» **What the exercise asks**
All of the data that follows should be retyped exactly, please, except the pictures.

» **Collected material**
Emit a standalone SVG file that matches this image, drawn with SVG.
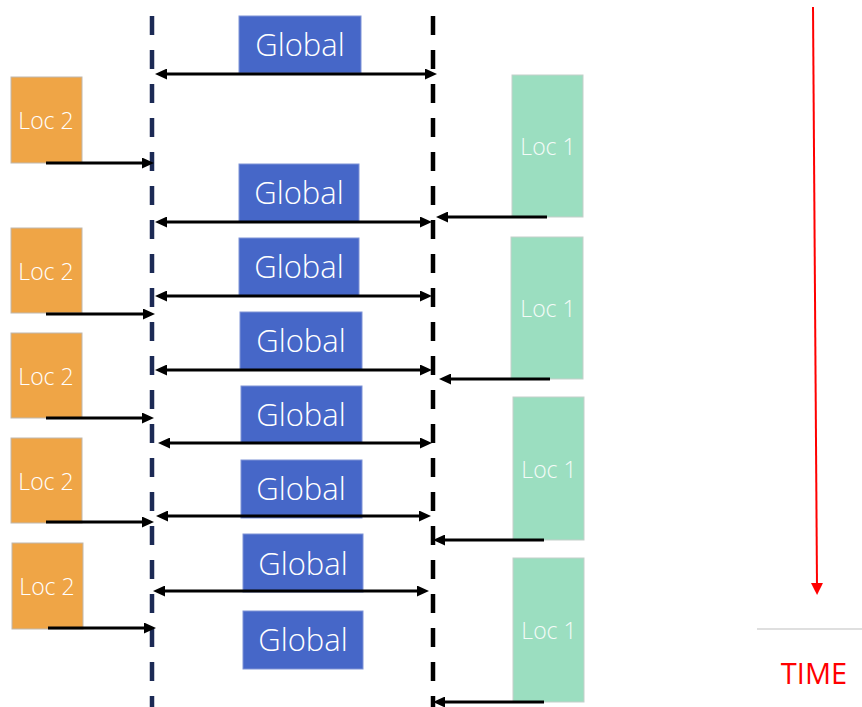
<svg xmlns="http://www.w3.org/2000/svg" width="862" height="707" viewBox="0 0 862 707">
<style>
.g rect{fill:#4667C8;stroke:#7f93d6;stroke-width:1}
.g text{font-family:"Open Sans","Noto Sans",sans-serif;font-weight:300;font-size:31px;fill:#fff;text-anchor:middle}
.l2 rect{fill:#EFA546;stroke:#c0b8ae;stroke-width:1}
.l2 text{font-family:"Open Sans","Noto Sans",sans-serif;font-weight:300;font-size:23px;fill:#fff;text-anchor:middle}
.l1 rect{fill:#9BDEC0;stroke:#c4cfca;stroke-width:1}
.l1 text{font-family:"Open Sans","Noto Sans",sans-serif;font-weight:300;font-size:23px;fill:#f4fbf8;text-anchor:middle}
.c{stroke:#000;stroke-width:3.2;fill:none}
.one{marker-end:url(#ah)}
.two{marker-start:url(#ah);marker-end:url(#ah)}
.dash{stroke-width:4.5;stroke-dasharray:19 15;fill:none}
</style>
<defs>
<marker id="ah" markerUnits="userSpaceOnUse" viewBox="0 0 12 11" refX="5" refY="5.5" markerWidth="12" markerHeight="11" orient="auto-start-reverse">
<path d="M0,0 L12,5.5 L0,11 z" fill="#000"/>
</marker>
<marker id="rh" markerUnits="userSpaceOnUse" viewBox="0 0 12 12" refX="3" refY="6" markerWidth="12" markerHeight="12" orient="auto">
<path d="M0,0 L12,6 L0,12 z" fill="#ff0000"/>
</marker>
</defs>
<rect width="862" height="707" fill="#fff"/>

<g id="lanes">
<line class="dash" x1="152" y1="16" x2="152" y2="707" stroke="#1C2A55"/>
<line class="dash" x1="433" y1="16" x2="433" y2="707" stroke="#000"/>
</g>

<g id="global1" class="g"><rect x="239" y="16" width="122" height="57"/><text x="300" y="56">Global</text></g>
<g id="global2" class="g"><rect x="239" y="164" width="120" height="58"/><text x="299" y="204">Global</text></g>
<g id="global3" class="g"><rect x="239" y="238" width="120" height="58"/><text x="299" y="278">Global</text></g>
<g id="global4" class="g"><rect x="240" y="312" width="122" height="58"/><text x="301" y="352">Global</text></g>
<g id="global5" class="g"><rect x="241" y="386" width="121" height="57"/><text x="301" y="426">Global</text></g>
<g id="global6" class="g"><rect x="241" y="460" width="121" height="58"/><text x="301" y="500">Global</text></g>
<g id="global7" class="g"><rect x="243" y="534" width="120" height="58"/><text x="303" y="575">Global</text></g>
<g id="global8" class="g"><rect x="243" y="611" width="120" height="58"/><text x="303" y="651">Global</text></g>

<g id="loc2a" class="l2"><rect x="11" y="77" width="71" height="86"/><text x="46" y="129">Loc 2</text></g>
<g id="loc2b" class="l2"><rect x="11" y="228" width="71" height="85"/><text x="46" y="280">Loc 2</text></g>
<g id="loc2c" class="l2"><rect x="11" y="333" width="71" height="85"/><text x="46" y="385">Loc 2</text></g>
<g id="loc2d" class="l2"><rect x="11" y="438" width="71" height="85"/><text x="46" y="490">Loc 2</text></g>
<g id="loc2e" class="l2"><rect x="12" y="543" width="71" height="86"/><text x="47" y="595">Loc 2</text></g>

<g id="loc1a" class="l1"><rect x="512" y="75" width="71" height="142"/><text x="548" y="155">Loc 1</text></g>
<g id="loc1b" class="l1"><rect x="511" y="237" width="72" height="142"/><text x="548" y="317">Loc 1</text></g>
<g id="loc1c" class="l1"><rect x="513" y="397" width="71" height="143"/><text x="549" y="478">Loc 1</text></g>
<g id="loc1d" class="l1"><rect x="513" y="558" width="71" height="144"/><text x="549" y="639">Loc 1</text></g>

<g id="connectors">
<line class="c one" x1="46" y1="163" x2="147" y2="163"/>
<line class="c one" x1="46" y1="314" x2="148" y2="314"/>
<line class="c one" x1="46" y1="418" x2="147" y2="418"/>
<line class="c one" x1="46" y1="522" x2="147" y2="522"/>
<line class="c one" x1="48" y1="628" x2="149" y2="628"/>

<line class="c two" x1="162" y1="74" x2="430" y2="74"/>
<line class="c two" x1="162" y1="222" x2="425" y2="222"/>
<line class="c two" x1="162" y1="296" x2="425" y2="296"/>
<line class="c two" x1="162" y1="370" x2="425" y2="370"/>
<line class="c two" x1="165" y1="443" x2="425" y2="443"/>
<line class="c two" x1="163" y1="516" x2="424" y2="516"/>
<line class="c two" x1="160" y1="591" x2="422" y2="591"/>

<line class="c one" x1="547" y1="217" x2="443" y2="217"/>
<line class="c one" x1="550" y1="379" x2="446" y2="379"/>
<line class="c one" x1="544" y1="540" x2="440" y2="540"/>
<line class="c one" x1="544" y1="702" x2="440" y2="702"/>
</g>

<g id="time">
<line x1="813" y1="7" x2="817" y2="586" stroke="#ff0000" stroke-width="2" marker-end="url(#rh)"/>
<line x1="757" y1="629" x2="862" y2="629" stroke="#bfbfbf" stroke-width="1"/>
<text x="814" y="684" font-family="'Open Sans','Noto Sans',sans-serif" font-size="29" fill="#ff0000" text-anchor="middle">TIME</text>
</g>
</svg>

» **Exercise solution**
Emit a standalone SVG file that matches this image, drawn with SVG.
<svg xmlns="http://www.w3.org/2000/svg" width="862" height="707" viewBox="0 0 862 707">
<style>
.g rect{fill:#4667C8;stroke:#7f93d6;stroke-width:1}
.g text{font-family:"Open Sans","Noto Sans",sans-serif;font-weight:300;font-size:31px;fill:#fff;text-anchor:middle}
.l2 rect{fill:#EFA546;stroke:#c0b8ae;stroke-width:1}
.l2 text{font-family:"Open Sans","Noto Sans",sans-serif;font-weight:300;font-size:23px;fill:#fff;text-anchor:middle}
.l1 rect{fill:#9BDEC0;stroke:#c4cfca;stroke-width:1}
.l1 text{font-family:"Open Sans","Noto Sans",sans-serif;font-weight:300;font-size:23px;fill:#f4fbf8;text-anchor:middle}
.c{stroke:#000;stroke-width:3.2;fill:none}
.one{marker-end:url(#ah)}
.two{marker-start:url(#ah);marker-end:url(#ah)}
.dash{stroke-width:4.5;stroke-dasharray:19 15;fill:none}
</style>
<defs>
<marker id="ah" markerUnits="userSpaceOnUse" viewBox="0 0 12 11" refX="5" refY="5.5" markerWidth="12" markerHeight="11" orient="auto-start-reverse">
<path d="M0,0 L12,5.5 L0,11 z" fill="#000"/>
</marker>
<marker id="rh" markerUnits="userSpaceOnUse" viewBox="0 0 12 12" refX="3" refY="6" markerWidth="12" markerHeight="12" orient="auto">
<path d="M0,0 L12,6 L0,12 z" fill="#ff0000"/>
</marker>
</defs>
<rect width="862" height="707" fill="#fff"/>

<g id="lanes">
<line class="dash" x1="152" y1="16" x2="152" y2="707" stroke="#1C2A55"/>
<line class="dash" x1="433" y1="16" x2="433" y2="707" stroke="#000"/>
</g>

<g id="global1" class="g"><rect x="239" y="16" width="122" height="57"/><text x="300" y="56">Global</text></g>
<g id="global2" class="g"><rect x="239" y="164" width="120" height="58"/><text x="299" y="204">Global</text></g>
<g id="global3" class="g"><rect x="239" y="238" width="120" height="58"/><text x="299" y="278">Global</text></g>
<g id="global4" class="g"><rect x="240" y="312" width="122" height="58"/><text x="301" y="352">Global</text></g>
<g id="global5" class="g"><rect x="241" y="386" width="121" height="57"/><text x="301" y="426">Global</text></g>
<g id="global6" class="g"><rect x="241" y="460" width="121" height="58"/><text x="301" y="500">Global</text></g>
<g id="global7" class="g"><rect x="243" y="534" width="120" height="58"/><text x="303" y="575">Global</text></g>
<g id="global8" class="g"><rect x="243" y="611" width="120" height="58"/><text x="303" y="651">Global</text></g>

<g id="loc2a" class="l2"><rect x="11" y="77" width="71" height="86"/><text x="46" y="129">Loc 2</text></g>
<g id="loc2b" class="l2"><rect x="11" y="228" width="71" height="85"/><text x="46" y="280">Loc 2</text></g>
<g id="loc2c" class="l2"><rect x="11" y="333" width="71" height="85"/><text x="46" y="385">Loc 2</text></g>
<g id="loc2d" class="l2"><rect x="11" y="438" width="71" height="85"/><text x="46" y="490">Loc 2</text></g>
<g id="loc2e" class="l2"><rect x="12" y="543" width="71" height="86"/><text x="47" y="595">Loc 2</text></g>

<g id="loc1a" class="l1"><rect x="512" y="75" width="71" height="142"/><text x="548" y="155">Loc 1</text></g>
<g id="loc1b" class="l1"><rect x="511" y="237" width="72" height="142"/><text x="548" y="317">Loc 1</text></g>
<g id="loc1c" class="l1"><rect x="513" y="397" width="71" height="143"/><text x="549" y="478">Loc 1</text></g>
<g id="loc1d" class="l1"><rect x="513" y="558" width="71" height="144"/><text x="549" y="639">Loc 1</text></g>

<g id="connectors">
<line class="c one" x1="46" y1="163" x2="147" y2="163"/>
<line class="c one" x1="46" y1="314" x2="148" y2="314"/>
<line class="c one" x1="46" y1="418" x2="147" y2="418"/>
<line class="c one" x1="46" y1="522" x2="147" y2="522"/>
<line class="c one" x1="48" y1="628" x2="149" y2="628"/>

<line class="c two" x1="162" y1="74" x2="430" y2="74"/>
<line class="c two" x1="162" y1="222" x2="425" y2="222"/>
<line class="c two" x1="162" y1="296" x2="425" y2="296"/>
<line class="c two" x1="162" y1="370" x2="425" y2="370"/>
<line class="c two" x1="165" y1="443" x2="425" y2="443"/>
<line class="c two" x1="163" y1="516" x2="424" y2="516"/>
<line class="c two" x1="160" y1="591" x2="422" y2="591"/>

<line class="c one" x1="547" y1="217" x2="443" y2="217"/>
<line class="c one" x1="550" y1="379" x2="446" y2="379"/>
<line class="c one" x1="544" y1="540" x2="440" y2="540"/>
<line class="c one" x1="544" y1="702" x2="440" y2="702"/>
</g>

<g id="time">
<line x1="813" y1="7" x2="817" y2="586" stroke="#ff0000" stroke-width="2" marker-end="url(#rh)"/>
<line x1="757" y1="629" x2="862" y2="629" stroke="#bfbfbf" stroke-width="1"/>
<text x="814" y="684" font-family="'Open Sans','Noto Sans',sans-serif" font-size="29" fill="#ff0000" text-anchor="middle">TIME</text>
</g>
</svg>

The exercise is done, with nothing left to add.